I’m fully ruining this recipe. Let me regroup.
Are you guys on snapchat? I just got on it last week and I’m kind of obsessed. It’s fun recording random crap throughout the day. And getting to share who I really am…which is weird and obsessed with my dog. But something I find really creepy is seeing when people screenshot your post. Like…why’d you screenshot that, bro? The other morning, after my face peeling off, I put on the thickest lotion of all time then took a 5am greasy face selfie with my dog. And someone took a screen shot of it. What are they doing with a screenshot of my grease ball 5am face?! The horror!!! I’ll stay on it, but maybe I should only show my makeup face…not my chemical peel one.
- 3 jalapeños, cut in half
- 3 anaheim peppers, cut in half
- 8 tomatillos, husked and cut in half
- 1-2 tablespoons melted ghee
- salt, to taste
- ½ cup lime juice
- ¼ white onion, roughly chopped
- 2 garlic cloves, roughly chopped
- 2½ pound pork butt or shoulder (I used bone-in)
- 2 teaspoon oregano
- 1 teaspoon red pepper flakes
- ½ teaspoon cumin
- ½ teaspoon white pepper
- ¼ teaspoon salt (the amount of salt will depending on the salt amount in the broth)
- 2 cups broth
- Preheat oven to 450 degrees F.
- Line a baking sheet with foil.

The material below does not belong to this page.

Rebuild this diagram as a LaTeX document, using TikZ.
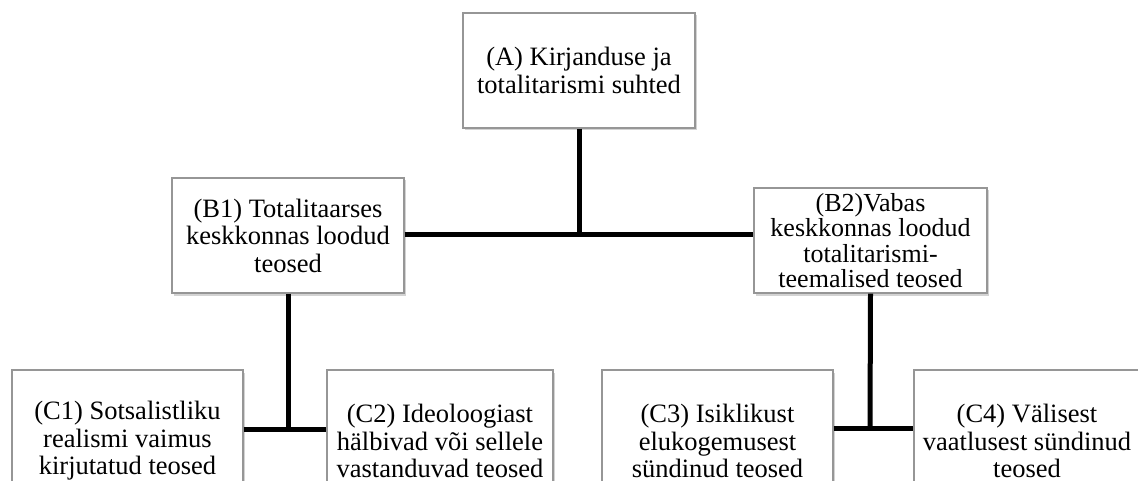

Cut jalapeños, anaheim peppers and tomatillos in half and place cut side down on the baking sheet. Use a brush to brush each pepper with a bit of ghee and then sprinkle with salt. Place in the oven to cook for 20-30 minutes, until charred on the outside. Let cool then run under cold water to help peel off and discard the skin and seeds.
- Place tomatillos, peppers, lime, onion and garlic cloves in a food processor and puree until smooth.
- Place a large cast iron skillet over medium heat. Once very hot, sprinkle the outside of the pork butt with a bit of salt then sear both sides, about 5-6 minutes per side. Put the pork butt in the crock pot then cover with the roasted pepper puree then sprinkle oregano, red pepper flakes, cumin, white pepper, and salt on top. Pour broth in the crockpot around the pork butt.
- Cook for 8 hours on low.
- Once cooked through, either shred the pork in the crockpot or remove the pork and shred with two forks, discarding the excess fat and bone then add pork back to the crockpot and mix to combine.
- Serve with lime wedges and cilantro on top!